According to Loup Ventures research, the industrial robotics market is expected to grow by 175% over the next decade, and 34% of the industrial robots sold by 2025 will be collaborative. As demand for industrial robots continues to increase at an incredible rate, so will the demand for robotics engineers capable of programming, building, and working with industrial robots — both traditional and collaborative.

I recently sat down with The Proud Company summer intern, Josh Zeisloft. Josh — a well spoken, very intelligent high school senior — is the son of Eric Zeisloft, one of The Proud Company’s robotics and machine vision Applications Engineers. Even at the ripe age of 17, he’s already had an interest in robotics for several years, and has participated in both robotics programs and competitions.

This was my opportunity to pick the brain of a future robotics engineer.

In the interview below, Josh talks about his experience as a robotics intern and the technologies with which he’s been working, as well as offers advice to others interested in pursuing a career in the field one day…


Angela: “So, Josh. First off, how long have you interned here this summer?”

Josh: “It’s been 3 months. I started at the end of school in June.”

Angela: “And you’ve been working with Eric, your dad?”

Josh: “Yep, mostly with my dad. Also [with] Jake a bit, as well.”

Angela: “And what kind of technologies have you been working with here?”

Josh: “Mainly, robots. The Mitsubishi robot as well as the Precise SCARA robot — programming them and building grippers for them. I’ve also worked with Raspberry Pi for the MiR call box we completed a few weeks ago. So, writing code for robots, mostly.”

Angela: “Excellent. Why did you want to intern at The Proud Company?”

Josh: “Well, obviously my dad works here. He would take me to work with him every so often, so I could look at what he was doing with the robots, and stuff, around the office. I had been interested in robotics way before that, but seeing the practical application of it here was really interesting to me. He was able to set up an internship with Mr. Proud [for me], so I could come actually do some real work.”

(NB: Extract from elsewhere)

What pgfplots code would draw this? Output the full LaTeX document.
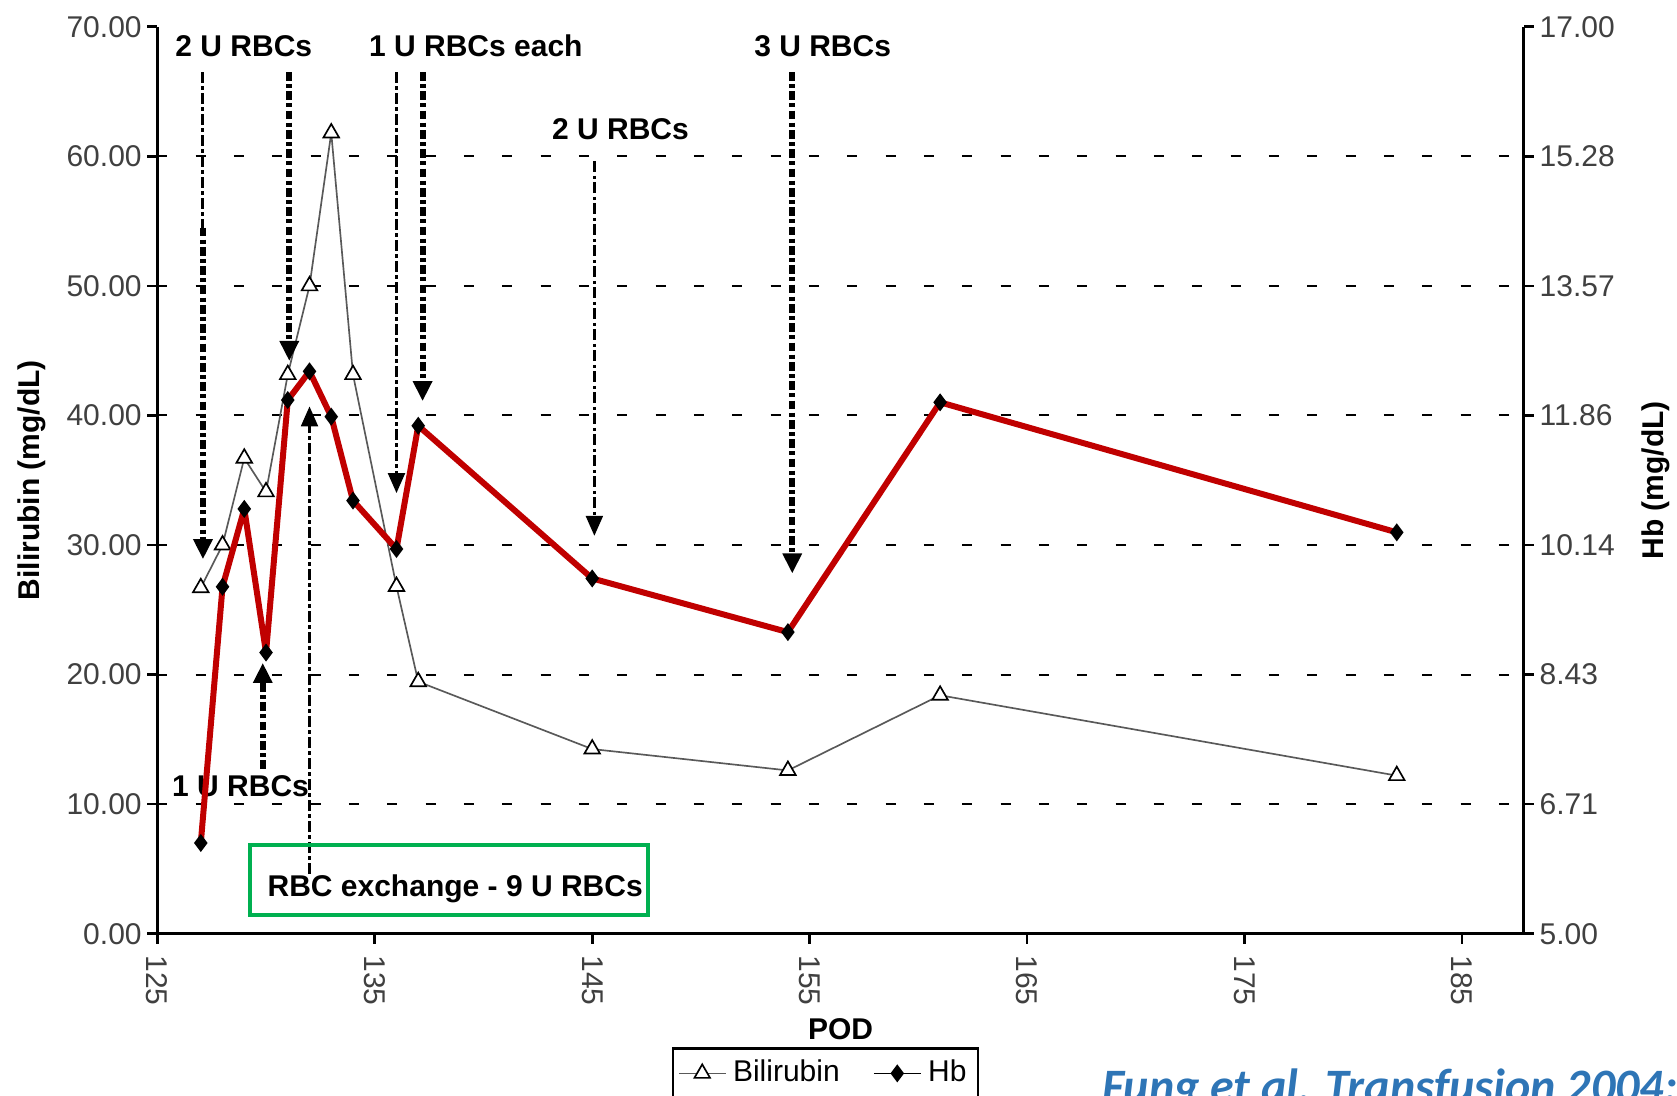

Angela: “Nice! What would you like to do in the future with this knowledge?”

Josh: “Well, college. I think it’ll be a big advantage knowing what it will be like working in the field that I want to go into after college. Gaining that knowledge has been irreplaceable.”

Angela: “Yeah, for sure. What has been your favorite part of this internship?”

Josh: “Hmm. I really liked doing the MiR call box, because I got to write a lot of my own code for that instead of just doing positions for robots. It was a lot of going through files that were running in the background and looking stuff up — getting to ask people around the office what to do and sometimes figuring it out myself. Seeing it actually work the way I wanted it to was very rewarding.”

Angela: “Awesome. Is there anything else you’d like to add about your experience?”

Josh: “I think the coolest thing I’ve learned — and something I’ve seen throughout all of the projects — was collaborating between systems. So, like, Cognex cameras and feeders and robots all working together and communicating between each one of those, versus working with just the robot by itself or just the camera by itself. All of the systems coming together — it really is what I’d be working with on production lines. So learning that skill has been the most valuable part of this. Communication with Modbus or serial ports or whatever it is.”

Angela: “Yeah. Definitely a skill you’ll use in real-world applications. What advice do you have for a fellow high schooler, or someone even younger, who is interested in robotics and wants to get into the field?”

Josh: “Just look for opportunities. Get involved. In the past, I’ve participated in things like the FIRST Tech Challenge and the FIRST Robotics Competition, stuff like that. Internships as well. Anything where you can kind of stretch your legs and see if you like it, first of all, and if you do, learn to be good at it and learn from people who have been doing it for 20+ years. Any involvement is helpful.”

Josh Zeisloft (right) with his dad, Eric Zeisloft, at The Proud Company TEQhouse event in 2016.


In the interview, Josh mentions that his favorite project of the summer was a MiR call box application that he coded and developed. Read more about this application here, and see it in action in the video below.


In conclusion, for those interested in becoming robotics engineers, there are several work avenues to explore. And as industries continue to find new uses for robots, the field of work will expand within industrial manufacturing and beyond.

Perhaps one of the coolest things about pursuing a career in robotics is that robotics engineers-in-training often get to utilize their knowledge to work with technologies that have yet to exist, doing jobs that have yet to be created. And then there’s the fact that you would — quite literally — be building the future of manufacturing.